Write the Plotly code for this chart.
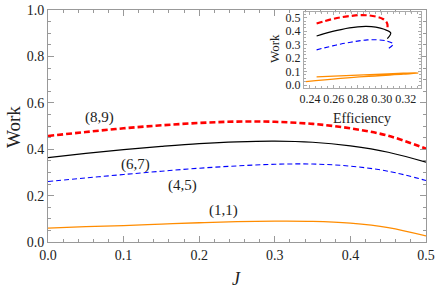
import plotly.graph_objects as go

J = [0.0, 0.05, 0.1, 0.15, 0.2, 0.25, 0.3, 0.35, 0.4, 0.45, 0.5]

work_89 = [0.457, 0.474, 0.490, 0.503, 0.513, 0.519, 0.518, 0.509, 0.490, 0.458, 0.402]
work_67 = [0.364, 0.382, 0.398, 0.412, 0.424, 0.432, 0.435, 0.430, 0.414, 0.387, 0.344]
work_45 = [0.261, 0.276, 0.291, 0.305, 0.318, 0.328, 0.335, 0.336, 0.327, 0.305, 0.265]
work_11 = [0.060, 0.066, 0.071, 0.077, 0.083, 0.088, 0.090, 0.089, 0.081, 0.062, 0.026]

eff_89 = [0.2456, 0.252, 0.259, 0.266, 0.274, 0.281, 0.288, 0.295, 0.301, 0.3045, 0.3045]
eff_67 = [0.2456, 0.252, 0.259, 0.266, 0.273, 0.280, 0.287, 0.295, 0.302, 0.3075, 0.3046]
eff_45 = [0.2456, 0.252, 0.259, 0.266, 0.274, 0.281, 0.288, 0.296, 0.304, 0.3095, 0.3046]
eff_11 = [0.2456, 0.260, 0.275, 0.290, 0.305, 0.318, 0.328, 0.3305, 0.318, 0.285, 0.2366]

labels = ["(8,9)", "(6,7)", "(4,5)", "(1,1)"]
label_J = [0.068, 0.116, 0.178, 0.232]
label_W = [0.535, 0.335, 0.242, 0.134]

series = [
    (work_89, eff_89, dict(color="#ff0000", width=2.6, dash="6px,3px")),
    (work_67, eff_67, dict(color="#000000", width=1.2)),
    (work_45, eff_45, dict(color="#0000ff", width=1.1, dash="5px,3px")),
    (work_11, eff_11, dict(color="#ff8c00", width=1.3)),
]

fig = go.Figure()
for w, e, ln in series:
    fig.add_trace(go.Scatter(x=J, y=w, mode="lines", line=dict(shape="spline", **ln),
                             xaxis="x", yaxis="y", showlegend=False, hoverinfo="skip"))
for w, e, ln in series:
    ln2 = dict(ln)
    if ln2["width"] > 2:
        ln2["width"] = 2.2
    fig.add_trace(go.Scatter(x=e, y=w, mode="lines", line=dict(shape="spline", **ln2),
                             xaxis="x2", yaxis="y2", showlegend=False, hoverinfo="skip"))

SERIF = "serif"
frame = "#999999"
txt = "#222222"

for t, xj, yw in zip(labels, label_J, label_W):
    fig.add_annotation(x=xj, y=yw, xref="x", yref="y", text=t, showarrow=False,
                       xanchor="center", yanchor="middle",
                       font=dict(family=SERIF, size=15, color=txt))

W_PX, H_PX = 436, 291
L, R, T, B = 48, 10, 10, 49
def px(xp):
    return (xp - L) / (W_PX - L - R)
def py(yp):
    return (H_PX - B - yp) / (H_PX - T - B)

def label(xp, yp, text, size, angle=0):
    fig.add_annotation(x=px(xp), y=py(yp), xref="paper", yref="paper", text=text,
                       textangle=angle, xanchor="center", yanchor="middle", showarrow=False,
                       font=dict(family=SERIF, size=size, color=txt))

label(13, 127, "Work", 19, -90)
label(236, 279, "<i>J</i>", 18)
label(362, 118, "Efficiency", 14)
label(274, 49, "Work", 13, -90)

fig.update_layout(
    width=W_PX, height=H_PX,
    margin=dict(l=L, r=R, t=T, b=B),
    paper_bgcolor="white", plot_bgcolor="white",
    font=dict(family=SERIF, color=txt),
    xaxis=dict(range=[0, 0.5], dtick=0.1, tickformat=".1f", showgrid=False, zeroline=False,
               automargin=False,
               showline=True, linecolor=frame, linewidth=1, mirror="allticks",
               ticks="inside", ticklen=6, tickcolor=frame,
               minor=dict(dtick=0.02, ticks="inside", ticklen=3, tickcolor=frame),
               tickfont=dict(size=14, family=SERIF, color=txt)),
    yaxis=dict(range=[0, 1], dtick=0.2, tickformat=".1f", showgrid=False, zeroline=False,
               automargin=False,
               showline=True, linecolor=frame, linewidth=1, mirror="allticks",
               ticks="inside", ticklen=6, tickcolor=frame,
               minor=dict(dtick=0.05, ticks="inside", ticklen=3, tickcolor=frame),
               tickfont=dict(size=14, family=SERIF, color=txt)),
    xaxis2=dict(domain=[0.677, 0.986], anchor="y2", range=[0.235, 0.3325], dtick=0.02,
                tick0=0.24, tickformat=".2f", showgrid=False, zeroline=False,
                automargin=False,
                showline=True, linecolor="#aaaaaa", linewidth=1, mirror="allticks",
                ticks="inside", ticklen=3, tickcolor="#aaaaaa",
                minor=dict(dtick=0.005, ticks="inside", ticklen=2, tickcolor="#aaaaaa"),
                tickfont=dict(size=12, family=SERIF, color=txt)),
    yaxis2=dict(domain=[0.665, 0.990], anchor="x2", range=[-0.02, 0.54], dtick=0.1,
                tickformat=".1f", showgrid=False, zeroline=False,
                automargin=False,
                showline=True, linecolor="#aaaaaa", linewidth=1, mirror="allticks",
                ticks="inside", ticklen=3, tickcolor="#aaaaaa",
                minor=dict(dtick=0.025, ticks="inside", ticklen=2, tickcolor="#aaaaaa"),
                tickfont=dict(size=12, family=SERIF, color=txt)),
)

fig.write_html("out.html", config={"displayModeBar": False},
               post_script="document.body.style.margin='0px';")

* [What is asked] Extract all the data above exactly, excluding every picture.

* [Result for this task]
Write the Plotly code for this chart.
import plotly.graph_objects as go

J = [0.0, 0.05, 0.1, 0.15, 0.2, 0.25, 0.3, 0.35, 0.4, 0.45, 0.5]

work_89 = [0.457, 0.474, 0.490, 0.503, 0.513, 0.519, 0.518, 0.509, 0.490, 0.458, 0.402]
work_67 = [0.364, 0.382, 0.398, 0.412, 0.424, 0.432, 0.435, 0.430, 0.414, 0.387, 0.344]
work_45 = [0.261, 0.276, 0.291, 0.305, 0.318, 0.328, 0.335, 0.336, 0.327, 0.305, 0.265]
work_11 = [0.060, 0.066, 0.071, 0.077, 0.083, 0.088, 0.090, 0.089, 0.081, 0.062, 0.026]

eff_89 = [0.2456, 0.252, 0.259, 0.266, 0.274, 0.281, 0.288, 0.295, 0.301, 0.3045, 0.3045]
eff_67 = [0.2456, 0.252, 0.259, 0.266, 0.273, 0.280, 0.287, 0.295, 0.302, 0.3075, 0.3046]
eff_45 = [0.2456, 0.252, 0.259, 0.266, 0.274, 0.281, 0.288, 0.296, 0.304, 0.3095, 0.3046]
eff_11 = [0.2456, 0.260, 0.275, 0.290, 0.305, 0.318, 0.328, 0.3305, 0.318, 0.285, 0.2366]

labels = ["(8,9)", "(6,7)", "(4,5)", "(1,1)"]
label_J = [0.068, 0.116, 0.178, 0.232]
label_W = [0.535, 0.335, 0.242, 0.134]

series = [
    (work_89, eff_89, dict(color="#ff0000", width=2.6, dash="6px,3px")),
    (work_67, eff_67, dict(color="#000000", width=1.2)),
    (work_45, eff_45, dict(color="#0000ff", width=1.1, dash="5px,3px")),
    (work_11, eff_11, dict(color="#ff8c00", width=1.3)),
]

fig = go.Figure()
for w, e, ln in series:
    fig.add_trace(go.Scatter(x=J, y=w, mode="lines", line=dict(shape="spline", **ln),
                             xaxis="x", yaxis="y", showlegend=False, hoverinfo="skip"))
for w, e, ln in series:
    ln2 = dict(ln)
    if ln2["width"] > 2:
        ln2["width"] = 2.2
    fig.add_trace(go.Scatter(x=e, y=w, mode="lines", line=dict(shape="spline", **ln2),
                             xaxis="x2", yaxis="y2", showlegend=False, hoverinfo="skip"))

SERIF = "serif"
frame = "#999999"
txt = "#222222"

for t, xj, yw in zip(labels, label_J, label_W):
    fig.add_annotation(x=xj, y=yw, xref="x", yref="y", text=t, showarrow=False,
                       xanchor="center", yanchor="middle",
                       font=dict(family=SERIF, size=15, color=txt))

W_PX, H_PX = 436, 291
L, R, T, B = 48, 10, 10, 49
def px(xp):
    return (xp - L) / (W_PX - L - R)
def py(yp):
    return (H_PX - B - yp) / (H_PX - T - B)

def label(xp, yp, text, size, angle=0):
    fig.add_annotation(x=px(xp), y=py(yp), xref="paper", yref="paper", text=text,
                       textangle=angle, xanchor="center", yanchor="middle", showarrow=False,
                       font=dict(family=SERIF, size=size, color=txt))

label(13, 127, "Work", 19, -90)
label(236, 279, "<i>J</i>", 18)
label(362, 118, "Efficiency", 14)
label(274, 49, "Work", 13, -90)

fig.update_layout(
    width=W_PX, height=H_PX,
    margin=dict(l=L, r=R, t=T, b=B),
    paper_bgcolor="white", plot_bgcolor="white",
    font=dict(family=SERIF, color=txt),
    xaxis=dict(range=[0, 0.5], dtick=0.1, tickformat=".1f", showgrid=False, zeroline=False,
               automargin=False,
               showline=True, linecolor=frame, linewidth=1, mirror="allticks",
               ticks="inside", ticklen=6, tickcolor=frame,
               minor=dict(dtick=0.02, ticks="inside", ticklen=3, tickcolor=frame),
               tickfont=dict(size=14, family=SERIF, color=txt)),
    yaxis=dict(range=[0, 1], dtick=0.2, tickformat=".1f", showgrid=False, zeroline=False,
               automargin=False,
               showline=True, linecolor=frame, linewidth=1, mirror="allticks",
               ticks="inside", ticklen=6, tickcolor=frame,
               minor=dict(dtick=0.05, ticks="inside", ticklen=3, tickcolor=frame),
               tickfont=dict(size=14, family=SERIF, color=txt)),
    xaxis2=dict(domain=[0.677, 0.986], anchor="y2", range=[0.235, 0.3325], dtick=0.02,
                tick0=0.24, tickformat=".2f", showgrid=False, zeroline=False,
                automargin=False,
                showline=True, linecolor="#aaaaaa", linewidth=1, mirror="allticks",
                ticks="inside", ticklen=3, tickcolor="#aaaaaa",
                minor=dict(dtick=0.005, ticks="inside", ticklen=2, tickcolor="#aaaaaa"),
                tickfont=dict(size=12, family=SERIF, color=txt)),
    yaxis2=dict(domain=[0.665, 0.990], anchor="x2", range=[-0.02, 0.54], dtick=0.1,
                tickformat=".1f", showgrid=False, zeroline=False,
                automargin=False,
                showline=True, linecolor="#aaaaaa", linewidth=1, mirror="allticks",
                ticks="inside", ticklen=3, tickcolor="#aaaaaa",
                minor=dict(dtick=0.025, ticks="inside", ticklen=2, tickcolor="#aaaaaa"),
                tickfont=dict(size=12, family=SERIF, color=txt)),
)

fig.write_html("out.html", config={"displayModeBar": False},
               post_script="document.body.style.margin='0px';")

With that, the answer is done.